EKREM İMAMOĞLU: Yeni nesil belediyeciliğe dair bahsettiğimiz yaklaşımlar yerelin bilgisine göre şekillenen, yerelin güçlü olacağı bir düzen ihtiyacına işaret ediyor. Halka en yakın idari birimler olan belediyelerin, çalışmalarını daha etkin sürdürebilmesi için bütçelerinin ve yetkilerinin yeniden düzenlenmesi şart. Merkezî ve yerel yönetim dengesini kuracak, yereli güçlendirecek bir reformu yerel yönetimlerin aktif katılımıyla yapmak gerekiyor. İstanbul’u, Türkiye’nin diğer kentlerini ve Türkiye’yi yükseltecek, demokratikleştirecek, yerel yönetimlerle merkezî yönetim arasındaki işbirliğini verimli ve çözüm odaklı hâle getirecek kapsamlı bir “Yerel Yönetim Reformu” ivedilikle hayata geçirilmeli.

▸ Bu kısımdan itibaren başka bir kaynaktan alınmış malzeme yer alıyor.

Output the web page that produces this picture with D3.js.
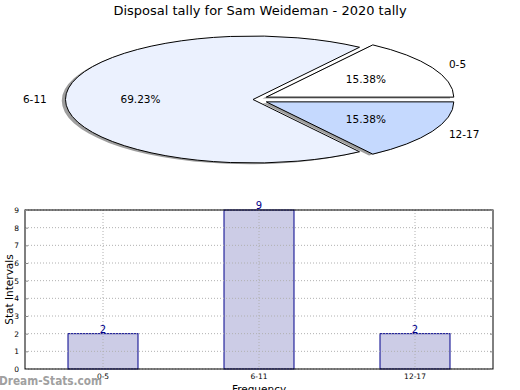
<!DOCTYPE html>
<html><head><meta charset="utf-8">
<script src="https://cdn.jsdelivr.net/npm/d3@7"></script>
<style>
body{margin:0;background:#fff;}
svg{display:block;font-family:"DejaVu Sans",sans-serif;}
</style></head>
<body><svg id="c" width="520" height="390"></svg>
<script>
const title = "Disposal tally for Sam Weideman - 2020 tally";
const categories = ["0-5", "6-11", "12-17"];
const values = [2, 9, 2];
const pieColors = ["#ffffff", "#ebf1fe", "#c5d9fe"];
const explode = [0.08, 0, 0.08];
const yTicks = [0,1,2,3,4,5,6,7,8,9];
const yLabel = "Stat Intervals";
const xLabel = "Frequency";
const watermark = "Dream-Stats.com";

const svg = d3.select("#c");

svg.append("text").attr("x", 260).attr("y", 15).attr("text-anchor", "middle")
  .attr("font-size", 13).attr("fill", "#000").text(title);

// ---- Pie (elliptical, matplotlib-style: counterclockwise from 3 o'clock) ----
const cx = 253, cy = 99.5, rx = 187.5, ry = 63.5;
const total = d3.sum(values);
const pie = d3.pie().sort(null).value(d => d)(values);
const arcGen = d3.arc().innerRadius(0).outerRadius(1);
const wedges = pie.map((p, i) => {
  const a1 = p.startAngle, a2 = p.endAngle; // mpl angles (ccw)
  const mid = (a1 + a2) / 2;
  const ox = explode[i] * rx * Math.cos(mid);
  const oy = -explode[i] * ry * Math.sin(mid);
  return {i, a1, a2, mid, ox, oy,
    d: arcGen({startAngle: Math.PI/2 - a2, endAngle: Math.PI/2 - a1})};
});
const pg = svg.append("g");
// shadows
wedges.forEach(w => {
  pg.append("g").attr("transform", `translate(${cx + w.ox - 0.02*rx},${cy + w.oy + 0.02*ry}) scale(${rx},${ry})`)
    .append("path").attr("d", w.d).attr("fill", "#000").attr("fill-opacity", 0.38).attr("stroke", "none");
});
wedges.forEach(w => {
  pg.append("g").attr("transform", `translate(${cx + w.ox},${cy + w.oy}) scale(${rx},${ry})`)
    .append("path").attr("d", w.d).attr("fill", pieColors[w.i])
    .attr("stroke", "#000").attr("stroke-width", 1).attr("vector-effect", "non-scaling-stroke")
    .attr("stroke-linejoin", "miter");
});
wedges.forEach(w => {
  const lx = cx + w.ox + 1.1 * rx * Math.cos(w.mid);
  const ly = cy + w.oy - 1.1 * ry * Math.sin(w.mid);
  svg.append("text").attr("x", lx).attr("y", ly).attr("dy", "0.35em")
    .attr("text-anchor", Math.cos(w.mid) > 0 ? "start" : "end")
    .attr("font-size", 10.5).text(categories[w.i]);
  const px = cx + w.ox + 0.6 * rx * Math.cos(w.mid);
  const py = cy + w.oy - 0.6 * ry * Math.sin(w.mid);
  svg.append("text").attr("x", px).attr("y", py).attr("dy", "0.35em")
    .attr("text-anchor", "middle").attr("font-size", 10.5)
    .text((values[w.i] / total * 100).toFixed(2) + "%");
});

// ---- Bar chart ----
const L = 25, R = 493, T = 210, B = 369;
const x = d3.scaleBand().domain(categories).range([L, R]).paddingInner(0).paddingOuter(0);
const y = d3.scaleLinear().domain([0, 9]).range([B, T]);
const barW = 70;
const bg = svg.append("g");
bg.selectAll("rect.bar").data(values).enter().append("rect")
  .attr("x", (d, i) => x(categories[i]) + x.bandwidth()/2 - barW/2)
  .attr("y", d => y(d)).attr("width", barW).attr("height", d => B - y(d))
  .attr("fill", "#cccce6").attr("stroke", "#00008b").attr("stroke-width", 1);
// grid
const grid = svg.append("g").attr("stroke", "#b0b0b0").attr("stroke-dasharray", "1,2").attr("stroke-width", 1);
yTicks.forEach(t => grid.append("line").attr("x1", L).attr("x2", R).attr("y1", y(t)).attr("y2", y(t)));
categories.forEach(c => grid.append("line").attr("x1", x(c) + x.bandwidth()/2).attr("x2", x(c) + x.bandwidth()/2).attr("y1", T).attr("y2", B));
// frame
svg.append("rect").attr("x", L).attr("y", T).attr("width", R - L).attr("height", B - T)
  .attr("fill", "none").attr("stroke", "#000").attr("stroke-width", 1);
// axes
const ya = svg.append("g").attr("transform", `translate(${L},0)`)
  .call(d3.axisLeft(y).tickValues(yTicks).tickSize(-3).tickPadding(6));
ya.select(".domain").remove();
ya.selectAll("text").attr("font-size", 7.5).attr("font-family", "DejaVu Sans").attr("fill", "#000");
ya.selectAll("line").attr("stroke", "#888");
const yr = svg.append("g").attr("transform", `translate(${R},0)`)
  .call(d3.axisRight(y).tickValues(yTicks).tickSize(-3).tickFormat(""));
yr.select(".domain").remove();
yr.selectAll("line").attr("stroke", "#888");
const xa = svg.append("g").attr("transform", `translate(0,${B})`)
  .call(d3.axisBottom(x).tickSize(0).tickPadding(5));
xa.select(".domain").remove();
xa.selectAll("text").attr("font-size", 7.5).attr("font-family", "DejaVu Sans").attr("fill", "#000");
// value labels
svg.selectAll("text.val").data(values).enter().append("text")
  .attr("x", (d, i) => x(categories[i]) + x.bandwidth()/2).attr("y", d => y(d) - 1)
  .attr("text-anchor", "middle").attr("font-size", 10).attr("fill", "#00008b").text(d => d);
svg.append("text").attr("transform", `translate(13,${(T+B)/2}) rotate(-90)`)
  .attr("text-anchor", "middle").attr("font-size", 10.5).text(yLabel);
svg.append("text").attr("x", (L+R)/2).attr("y", 393).attr("text-anchor", "middle")
  .attr("font-size", 10.5).text(xLabel);
svg.append("text").attr("x", -1).attr("y", 385).attr("font-size", 13).attr("font-weight", "bold")
  .attr("textLength", 103).attr("lengthAdjust", "spacingAndGlyphs")
  .attr("fill", "#a0a0a0").text(watermark);
</script></body></html>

Bu reform kapsamında yerel yönetimler, gayrimenkul belediyeciliğinden uzaklaşmalı, yerel kalkınmaya ve refaha odaklanmaya imkân sağlayacak bir model öne çıkarılmalı. “Yerindenlik” ilkesini gözetecek şekilde yerel kalkınmayı ve toplumsal refahı sağlama işlevi yerel yönetimlere devredilmeli. Yerel yönetimlerin yoksulluk, işsizlik, konut, göç gibi sorunlar karşısında çözüm odaklı programlara öncülük yapmasını sağlayacak düzenlemeler yapılmalı. Bu çalışmaları anlamlı kılacak mali reform gerçekleştirilmeli, kaynak yaratma sürecinde yerel yönetimlerin merkezî yönetime bağımlılığı asgari düzeye indirilmeli, keyfî değişikliklere izin verilmemeli, ilkelere bağlı kalınmalı. Mali reform çerçevesinde bazı vergilerin yerel yönetimler tarafından toplamasına imkân verecek düzenlemeler yapılmalı, kaynakların vergilendirilme süreci düzenlenmeli, bu vergiler yerel yönetimler tarafından toplanmalı. Yerel yönetimlerin bölgesel ve küresel ölçekte kent diplomasisi, işbirliği çalışmaları ve ortak çalışmalar yürütebilmesi için yetkileri genişletilmeli.